ALBUM OF THE DAY
Caterina Barbieri, “Spirit Exit”
By Vanessa Ague · July 08, 2022 Merch for this release:
2 x Vinyl LP, Compact Disc (CD)

Italian composer and synthesizer player Caterina Barbieri forms expansive patterns with tiny building blocks, weaving massive tapestries of sound from the smallest starting points. Before she picked up this style, she studied classical guitar at the Conservatory of Bologna, soaking in the sounds of J.S. Bach, ‘60s minimalist composers, and Keiji Haino alike. And while those influences may seem, at surface level, far afield from each other, in Barbieri’s music, threads from each unite to create an otherworldly sound.

On her latest album Spirit Exit Barbieri continues exploring her interest in using small phrases to construct something bold.

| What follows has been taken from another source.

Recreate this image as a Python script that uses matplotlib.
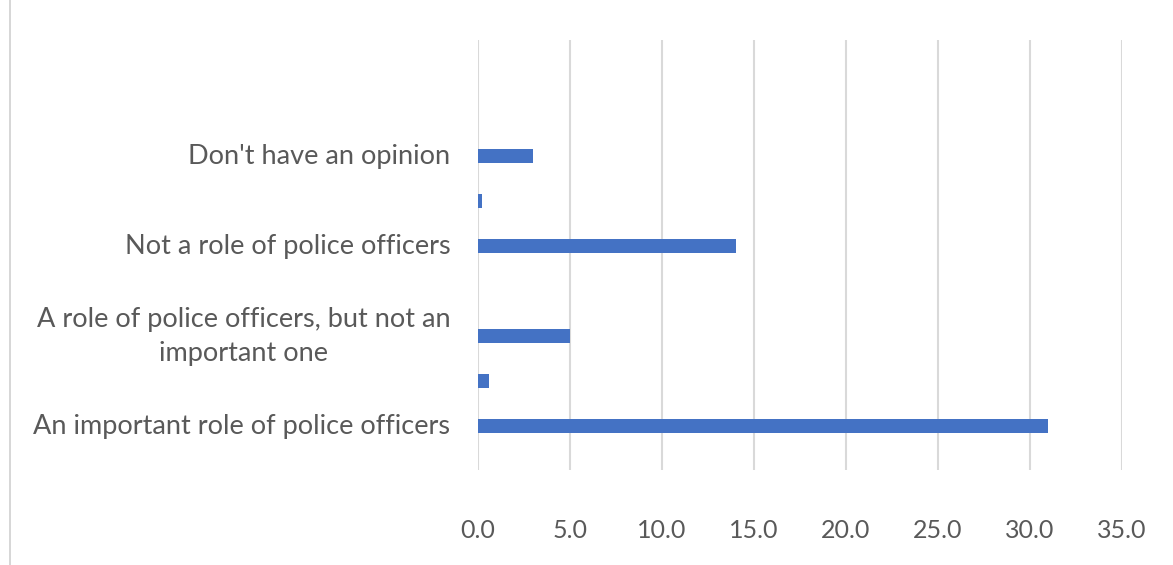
import numpy as np
import matplotlib.pyplot as plt
from matplotlib.lines import Line2D

# valeurs (du bas vers le haut)
labels = ["An important role of police officers", "",
          "A role of police officers, but not an\nimportant one", "",
          "Not a role of police officers", "",
          "Don't have an opinion"]
values = [31.0, 0.6, 5.0, 0.0, 14.0, 0.2, 3.0]
xticks = [0, 5, 10, 15, 20, 25, 30, 35]

plt.rcParams['font.family'] = ['Lato', 'DejaVu Sans']
txt_color = "#595959"

fig = plt.figure(figsize=(11.73, 5.65), dpi=100)
ax = fig.add_axes([0.4075, 0.168, 0.549, 0.761])

pos = np.arange(len(values))
ax.barh(pos, values, height=0.31, color="#4472C4", zorder=3)

ax.set_xlim(0, 35)
ax.set_ylim(-0.98, 8.58)
ax.set_xticks(xticks)
ax.set_xticklabels([f"{v:.1f}" for v in xticks])
ax.set_yticks(pos)
ax.set_yticklabels(labels, ha="right", va="center", multialignment="center",
                   linespacing=1.45)

ax.grid(axis="x", color="#D9D9D9", linewidth=1.5, zorder=0)
for s in ax.spines.values():
    s.set_visible(False)
ax.tick_params(axis="x", length=0, pad=35, labelsize=18, labelcolor=txt_color)
ax.tick_params(axis="y", length=0, pad=20, labelsize=19.5, labelcolor=txt_color)

# fine bordure à gauche
fig.add_artist(Line2D([10 / 1173, 10 / 1173], [0, 1], color="#D0D0D0", linewidth=1.2))

fig.savefig("out.png", dpi=100)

But where previous albums like 2017’s Patterns of Consciousness and 2019’s Ecstatic Computation were often exuberant and thickly woven, Spirit Exit teeters between moments of density and lightness, between age-old and modern musical ideas. Much of the music she presents here is inspired by women philosophers and poets from bygone eras, like St. Teresa D’Ávila and Emily Dickinson; while those inspirations never feel overt, they drive the album’s seesaw effect between futuristic and archaic sound. She leans into the drama between these contrasts, exploring how these era-spanning influences clash and intersect.

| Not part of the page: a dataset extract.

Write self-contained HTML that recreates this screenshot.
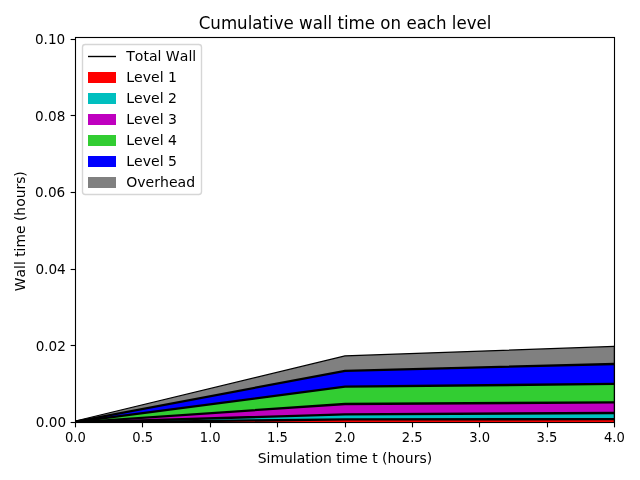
<!DOCTYPE html>
<html lang="en"><head><meta charset="utf-8"><title>Cumulative wall time on each level</title>
<style>html,body{margin:0;padding:0;background:#fff}body{width:640px;height:480px;overflow:hidden}svg{display:block}text{font-family:'DejaVu Sans','Liberation Sans',sans-serif;fill:#000;font-kerning:none}</style></head><body>
<svg width="640" height="480" viewBox="0 0 640 480">
<rect width="640" height="480" fill="#fff"/>
<clipPath id="ax"><rect x="75" y="37" width="540" height="386.05"/></clipPath>
<g clip-path="url(#ax)">
<g stroke="none">
<polygon fill="#ff0000" points="75.50,422.43 345.00,419.20 614.50,418.97 614.50,422.50 345.00,422.50 75.50,422.50"/>
<polygon fill="#00bfbf" points="75.50,422.31 345.00,414.10 614.50,412.80 614.50,418.97 345.00,419.20 75.50,422.43"/>
<polygon fill="#bf00bf" points="75.50,422.08 345.00,403.79 614.50,402.14 614.50,412.80 345.00,414.10 75.50,422.31"/>
<polygon fill="#32cd32" points="75.50,421.69 345.00,386.49 614.50,383.69 614.50,402.14 345.00,403.79 75.50,422.08"/>
<polygon fill="#0000ff" points="75.50,421.33 345.00,370.62 614.50,363.79 614.50,383.69 345.00,386.49 75.50,421.69"/>
<polygon fill="#808080" points="75.50,421.00 345.00,355.89 614.50,346.38 614.50,363.79 345.00,370.62 75.50,421.33"/>
</g>
<g stroke="#000" fill="none" stroke-linejoin="miter">
<polyline stroke-width="2.30" points="75.50,422.63 345.00,419.40 614.50,419.17"/>
<polyline stroke-width="2.30" points="75.50,422.51 345.00,414.30 614.50,413.00"/>
<polyline stroke-width="2.30" points="75.50,422.28 345.00,403.99 614.50,402.34"/>
<polyline stroke-width="2.30" points="75.50,421.89 345.00,386.69 614.50,383.89"/>
<polyline stroke-width="2.30" points="75.50,421.53 345.00,370.82 614.50,363.99"/>
<polyline stroke-width="1.25" points="75.50,421.00 345.00,355.89 614.50,346.38"/>
<line stroke-width="0.9" x1="614.25" y1="345.78" x2="614.25" y2="422.50"/>
<line stroke-width="1.11" x1="75.50" y1="422.50" x2="614.50" y2="422.50"/>
<rect x="74.9" y="420.0" width="1.4" height="3" fill="#000" stroke="none"/>
</g>
</g>
<g stroke="#000" stroke-width="1.11" fill="none">
<line x1="75.50" y1="422.50" x2="75.50" y2="427.36"/>
<line x1="142.50" y1="422.50" x2="142.50" y2="427.36"/>
<line x1="210.50" y1="422.50" x2="210.50" y2="427.36"/>
<line x1="277.50" y1="422.50" x2="277.50" y2="427.36"/>
<line x1="345.50" y1="422.50" x2="345.50" y2="427.36"/>
<line x1="412.50" y1="422.50" x2="412.50" y2="427.36"/>
<line x1="479.50" y1="422.50" x2="479.50" y2="427.36"/>
<line x1="547.50" y1="422.50" x2="547.50" y2="427.36"/>
<line x1="614.50" y1="422.50" x2="614.50" y2="427.36"/>
<line x1="70.64" y1="422.50" x2="75.50" y2="422.50"/>
<line x1="70.64" y1="345.50" x2="75.50" y2="345.50"/>
<line x1="70.64" y1="269.50" x2="75.50" y2="269.50"/>
<line x1="70.64" y1="192.50" x2="75.50" y2="192.50"/>
<line x1="70.64" y1="115.50" x2="75.50" y2="115.50"/>
<line x1="70.64" y1="39.50" x2="75.50" y2="39.50"/>
<rect x="75.50" y="37.50" width="539.00" height="385.00"/>
</g>
<g font-size="13.89px" text-anchor="middle">
<text transform="translate(75.40 442.00) scale(0.9450 1.0000)">0.0</text>
<text transform="translate(142.78 442.00) scale(0.9450 1.0000)">0.5</text>
<text transform="translate(210.15 442.00) scale(0.9450 1.0000)">1.0</text>
<text transform="translate(277.52 442.00) scale(0.9450 1.0000)">1.5</text>
<text transform="translate(344.90 442.00) scale(0.9450 1.0000)">2.0</text>
<text transform="translate(412.27 442.00) scale(0.9450 1.0000)">2.5</text>
<text transform="translate(479.65 442.00) scale(0.9450 1.0000)">3.0</text>
<text transform="translate(547.02 442.00) scale(0.9450 1.0000)">3.5</text>
<text transform="translate(614.40 442.00) scale(0.9450 1.0000)">4.0</text>
<text transform="translate(344.90 463.00) scale(1.0030 1.0000)">Simulation time t (hours)</text>
<text transform="translate(25.00 231.20) rotate(-90)">Wall time (hours)</text>
</g>
<g font-size="13.89px" text-anchor="end">
<text transform="translate(66.05 427.00) scale(0.9800 1.0000)">0.00</text>
<text transform="translate(65.94 350.80) scale(0.9800 1.0000)">0.02</text>
<text transform="translate(65.76 273.80) scale(0.9800 1.0000)">0.04</text>
<text transform="translate(65.24 197.00) scale(0.9800 1.0000)">0.06</text>
<text transform="translate(65.37 120.80) scale(0.9800 1.0000)">0.08</text>
<text transform="translate(65.25 43.90) scale(0.9800 1.0000)">0.10</text>
</g>
<g font-size="16.67px"><text transform="translate(345.10 28.80) scale(1.0000 1.0900)" text-anchor="middle">Cumulative wall time on each level</text></g>
<rect x="82.5" y="44.5" width="119" height="150" rx="2.8" ry="2.8" fill="#fff" fill-opacity="0.8" stroke="#ccc" stroke-opacity="0.8" stroke-width="1.39"/>
<line x1="88" y1="56.5" x2="116" y2="56.5" stroke="#000" stroke-width="1.39"/>
<rect x="88" y="72.0" width="28" height="11" fill="#ff0000"/>
<rect x="88" y="93.0" width="28" height="11" fill="#00bfbf"/>
<rect x="88" y="114.0" width="28" height="11" fill="#bf00bf"/>
<rect x="88" y="135.0" width="28" height="11" fill="#32cd32"/>
<rect x="88" y="156.0" width="28" height="11" fill="#0000ff"/>
<rect x="88" y="177.0" width="28" height="11" fill="#808080"/>
<g font-size="13.89px">
<text transform="translate(126.20 61.00) scale(1.0120 1.0000)">Total Wall</text>
<text transform="translate(126.20 82.00) scale(1.0120 1.0000)">Level 1</text>
<text transform="translate(126.20 103.00) scale(1.0120 1.0000)">Level 2</text>
<text transform="translate(126.20 124.00) scale(1.0120 1.0000)">Level 3</text>
<text transform="translate(126.20 145.00) scale(1.0120 1.0000)">Level 4</text>
<text transform="translate(126.20 166.00) scale(1.0120 1.0000)">Level 5</text>
<text transform="translate(126.20 187.00) scale(1.0120 1.0000)">Overhead</text>
</g>
</svg></body></html>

From the album’s first moments, we’re introduced to Baribieri’s signature style: “At Your Gamut” opens with a metallic swish that grows and spirals outward, slashing through reverb-laden plucks and bubbling melodies. A simple phrase loops and grows as the piece progresses, slightly shifting from a sharp to a fuzzy timbre and gradually disappearing into a cloud of hazy sound. “Broken Melody” similarly radiates out, returning to earlier motifs on the album but transforming them through new distortions—robotic voices, nasally hums, crashing beats—and ending in an anthemic synth-pop ballad. These tracks showcase how Barbieri crafts panoramic views, letting phrases blossom from small ideas into explosions.

When Barbieri’s voice enters, it often sounds like a blown-out 15th-century choir, metallic yet hymn-like. “Transfixed,” for example, is a solemn song that features a harpsichord-like sound and melismatic voice all shrouded in reverb, like a church polyphony filtered through the lens of the 21st century. In those moments, Barbieri’s music feels like a blend of history and future, colored by the threads of the past that inspire her but still forward-looking in execution. It’s this constant push and pull between Baribieri’s silvery, future-facing electronics and medieval harmonies that drive Spirit Exit’s ancient-yet-contemporary feeling. In the end, she creates something that feels not quite of the past, the present, or what’s to come—it’s a little otherworldly and a little mystical, content to hang between technicolor dreams and wispy memories.